_Stored data:_
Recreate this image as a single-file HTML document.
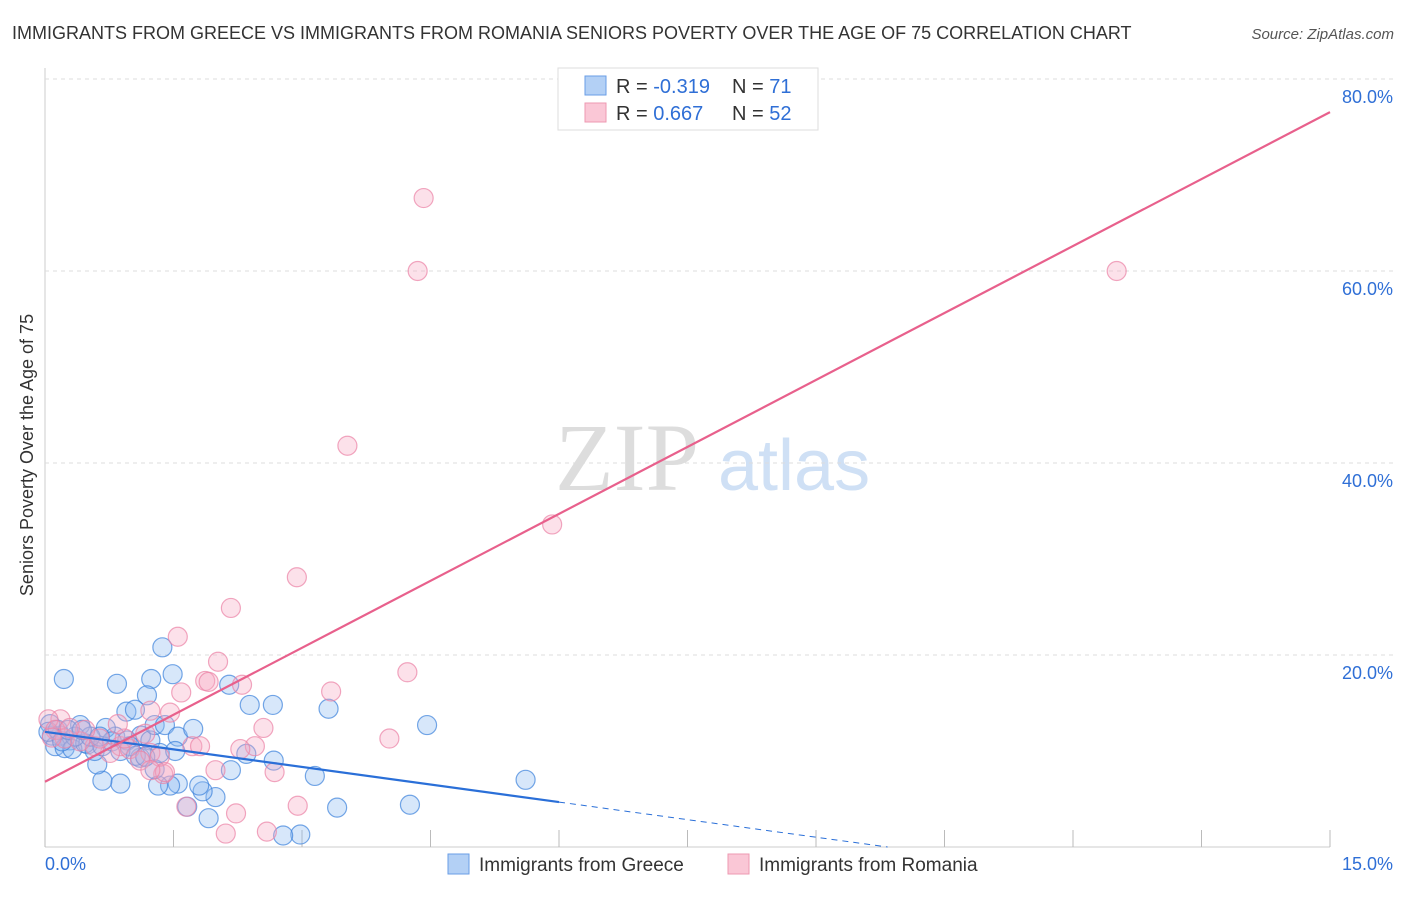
==
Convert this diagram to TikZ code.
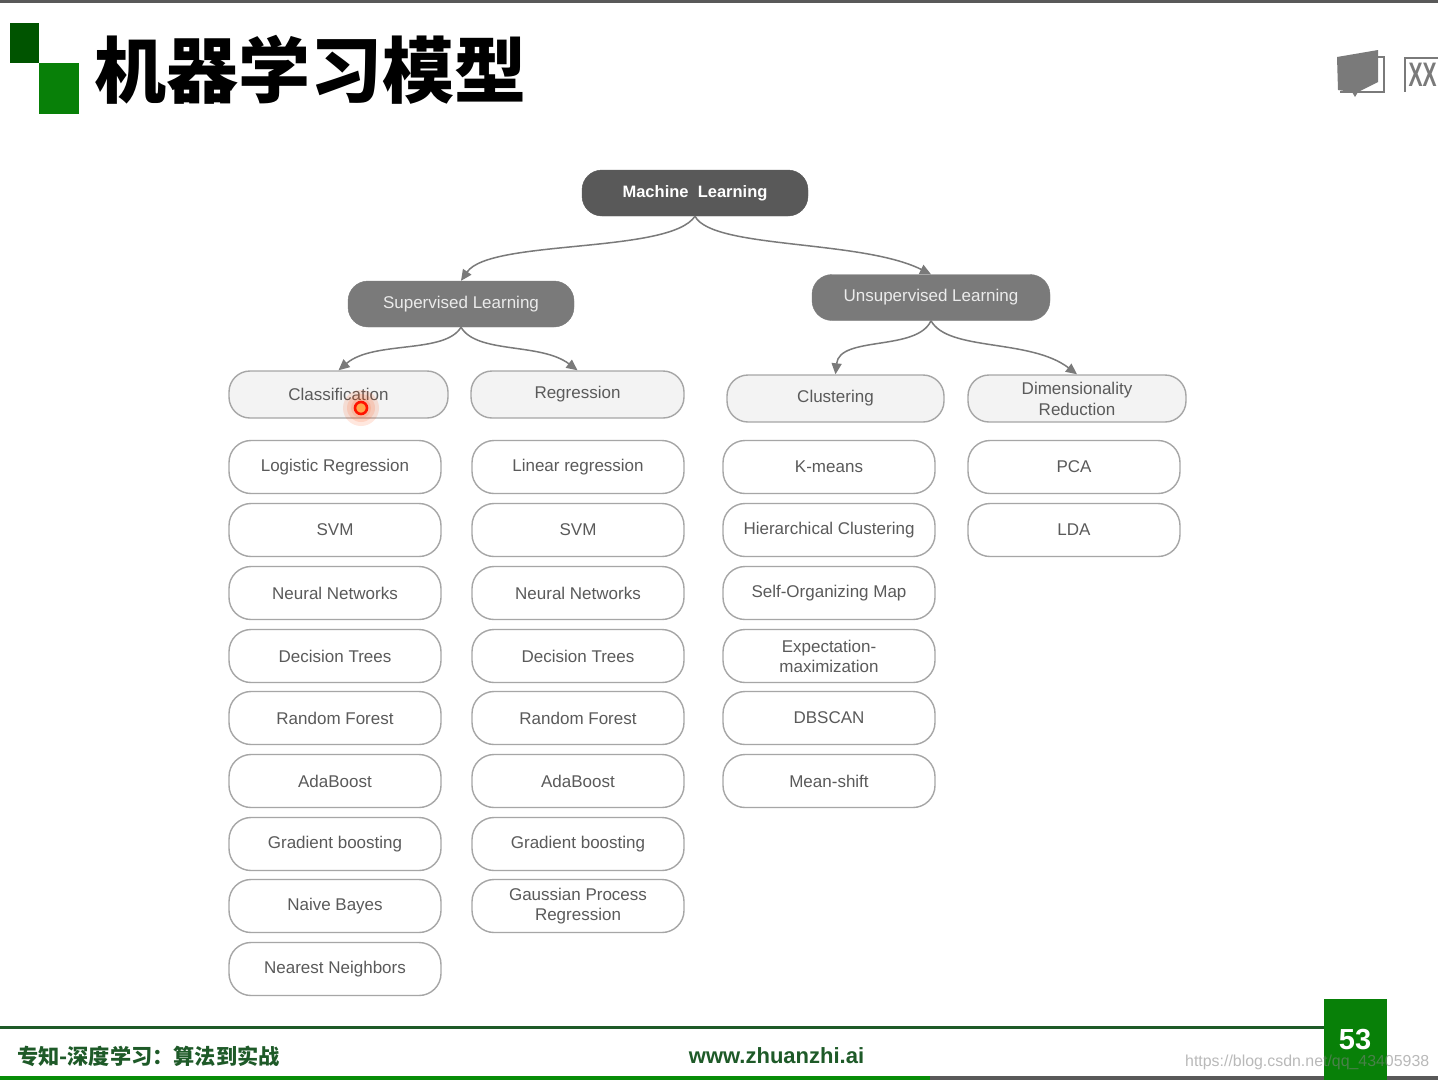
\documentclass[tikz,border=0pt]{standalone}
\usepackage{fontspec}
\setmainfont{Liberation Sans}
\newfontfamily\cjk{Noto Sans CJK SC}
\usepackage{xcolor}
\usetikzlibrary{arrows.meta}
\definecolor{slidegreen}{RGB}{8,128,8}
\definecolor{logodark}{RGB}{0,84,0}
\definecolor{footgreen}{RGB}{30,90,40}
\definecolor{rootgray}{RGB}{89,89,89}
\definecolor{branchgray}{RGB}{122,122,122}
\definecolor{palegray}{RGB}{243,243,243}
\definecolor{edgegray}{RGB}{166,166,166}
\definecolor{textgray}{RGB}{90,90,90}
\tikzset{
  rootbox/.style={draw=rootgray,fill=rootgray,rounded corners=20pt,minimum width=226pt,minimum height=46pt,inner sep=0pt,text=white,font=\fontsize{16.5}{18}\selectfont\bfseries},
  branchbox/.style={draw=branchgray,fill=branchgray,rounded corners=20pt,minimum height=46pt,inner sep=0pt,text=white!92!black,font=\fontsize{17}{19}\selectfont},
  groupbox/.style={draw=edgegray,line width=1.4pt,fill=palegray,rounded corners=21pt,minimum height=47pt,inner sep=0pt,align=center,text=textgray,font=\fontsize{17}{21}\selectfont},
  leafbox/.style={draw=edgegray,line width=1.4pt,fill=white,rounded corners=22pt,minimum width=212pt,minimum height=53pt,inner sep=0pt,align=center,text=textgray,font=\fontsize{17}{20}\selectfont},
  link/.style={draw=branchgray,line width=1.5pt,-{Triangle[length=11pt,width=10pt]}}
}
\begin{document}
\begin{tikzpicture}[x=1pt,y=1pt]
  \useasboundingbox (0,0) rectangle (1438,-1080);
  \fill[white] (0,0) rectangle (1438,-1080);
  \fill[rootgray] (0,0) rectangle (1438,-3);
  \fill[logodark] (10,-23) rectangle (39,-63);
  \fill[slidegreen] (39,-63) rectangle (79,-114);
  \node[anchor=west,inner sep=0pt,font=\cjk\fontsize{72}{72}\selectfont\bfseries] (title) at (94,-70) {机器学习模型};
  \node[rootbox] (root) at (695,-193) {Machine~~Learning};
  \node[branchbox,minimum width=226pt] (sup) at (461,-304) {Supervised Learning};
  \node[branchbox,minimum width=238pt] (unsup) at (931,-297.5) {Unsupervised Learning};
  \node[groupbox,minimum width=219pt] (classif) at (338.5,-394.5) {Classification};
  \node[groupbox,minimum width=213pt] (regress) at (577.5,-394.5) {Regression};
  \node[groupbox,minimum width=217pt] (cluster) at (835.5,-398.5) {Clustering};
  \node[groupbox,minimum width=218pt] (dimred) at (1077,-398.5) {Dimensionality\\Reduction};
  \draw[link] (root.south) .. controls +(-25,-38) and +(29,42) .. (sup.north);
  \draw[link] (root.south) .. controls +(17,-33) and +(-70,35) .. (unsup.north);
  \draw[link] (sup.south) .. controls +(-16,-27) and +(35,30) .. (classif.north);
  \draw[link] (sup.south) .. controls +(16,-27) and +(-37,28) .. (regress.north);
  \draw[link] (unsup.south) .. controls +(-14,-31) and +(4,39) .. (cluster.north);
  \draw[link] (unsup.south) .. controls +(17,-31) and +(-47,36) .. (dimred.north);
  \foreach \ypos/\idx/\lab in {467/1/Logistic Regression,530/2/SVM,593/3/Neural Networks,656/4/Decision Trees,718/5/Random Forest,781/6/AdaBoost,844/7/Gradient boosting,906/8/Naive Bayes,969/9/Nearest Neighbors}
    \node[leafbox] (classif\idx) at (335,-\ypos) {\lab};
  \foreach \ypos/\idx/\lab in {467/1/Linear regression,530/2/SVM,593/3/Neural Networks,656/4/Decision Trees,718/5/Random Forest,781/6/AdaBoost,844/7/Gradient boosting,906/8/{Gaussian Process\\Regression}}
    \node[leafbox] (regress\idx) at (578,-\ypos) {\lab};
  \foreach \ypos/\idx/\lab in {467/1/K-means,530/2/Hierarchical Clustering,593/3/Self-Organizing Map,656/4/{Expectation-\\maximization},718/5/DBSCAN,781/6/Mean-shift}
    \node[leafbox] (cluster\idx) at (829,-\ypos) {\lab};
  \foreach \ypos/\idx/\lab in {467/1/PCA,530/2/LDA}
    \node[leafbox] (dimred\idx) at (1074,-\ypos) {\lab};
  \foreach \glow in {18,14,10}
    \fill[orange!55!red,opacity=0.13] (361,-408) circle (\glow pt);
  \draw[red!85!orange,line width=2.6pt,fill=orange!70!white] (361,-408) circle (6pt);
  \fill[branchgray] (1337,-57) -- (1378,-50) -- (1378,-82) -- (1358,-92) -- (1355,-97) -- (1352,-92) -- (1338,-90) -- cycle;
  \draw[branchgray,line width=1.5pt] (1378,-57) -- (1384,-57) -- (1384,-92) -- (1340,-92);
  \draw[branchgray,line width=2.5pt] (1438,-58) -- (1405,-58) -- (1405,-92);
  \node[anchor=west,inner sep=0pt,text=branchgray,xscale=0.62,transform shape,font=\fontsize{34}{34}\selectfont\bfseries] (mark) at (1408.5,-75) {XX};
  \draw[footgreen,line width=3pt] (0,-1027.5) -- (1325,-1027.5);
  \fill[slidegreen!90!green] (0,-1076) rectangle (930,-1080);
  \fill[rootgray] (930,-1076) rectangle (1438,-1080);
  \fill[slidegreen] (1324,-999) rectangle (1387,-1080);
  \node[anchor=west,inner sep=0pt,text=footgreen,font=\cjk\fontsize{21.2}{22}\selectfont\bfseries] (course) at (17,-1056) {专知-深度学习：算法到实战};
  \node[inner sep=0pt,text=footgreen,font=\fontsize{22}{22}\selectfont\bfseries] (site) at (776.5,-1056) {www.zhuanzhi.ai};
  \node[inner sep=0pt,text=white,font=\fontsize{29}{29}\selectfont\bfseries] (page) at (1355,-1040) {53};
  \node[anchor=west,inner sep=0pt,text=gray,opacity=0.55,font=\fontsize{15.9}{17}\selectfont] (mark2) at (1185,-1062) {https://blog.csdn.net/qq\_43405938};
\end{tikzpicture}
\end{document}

_Task brief:_ Consider the entries above and return each line with the string "this".

_Reply:_
Recreate this image as a single-file HTML document.
Convert this diagram to TikZ code.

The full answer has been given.